CarMax shares fell 67 cents, or 5.5 percent, to $9.86 in morning trading.

A weak economy, high fuel prices and the tight credit markets have sent auto sales sharply lower this year.

Earlier this month, CarMax said it was laying off more than 600 employees to try to cut costs.

The company reported last month that second-quarter earnings plunged 78 percent due to a weak economy, high gasoline prices and losses in its financing arm. CarMax Auto Finance reported a pretax loss of $7.1 million compared with income of $33.4 million in the same period last year.
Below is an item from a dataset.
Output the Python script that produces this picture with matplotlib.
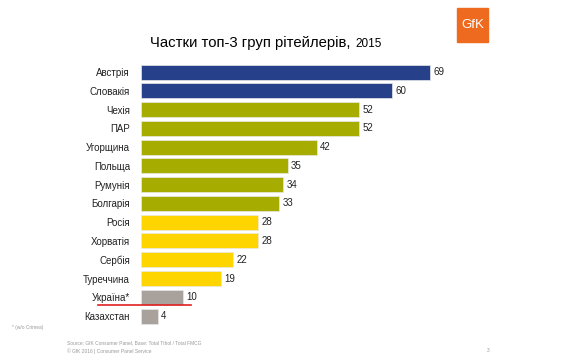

The results for the finance arm were reduced by $28.2 million for adjustments related to loans that originated in prior fiscal years, mainly projected losses on defaulted loans.

CarMax also said it saw a 51 percent decline in its third-party finance fees, partially affected by a tightening in credit availability from some nonprime finance providers and a decline in the credit profile of its average customer.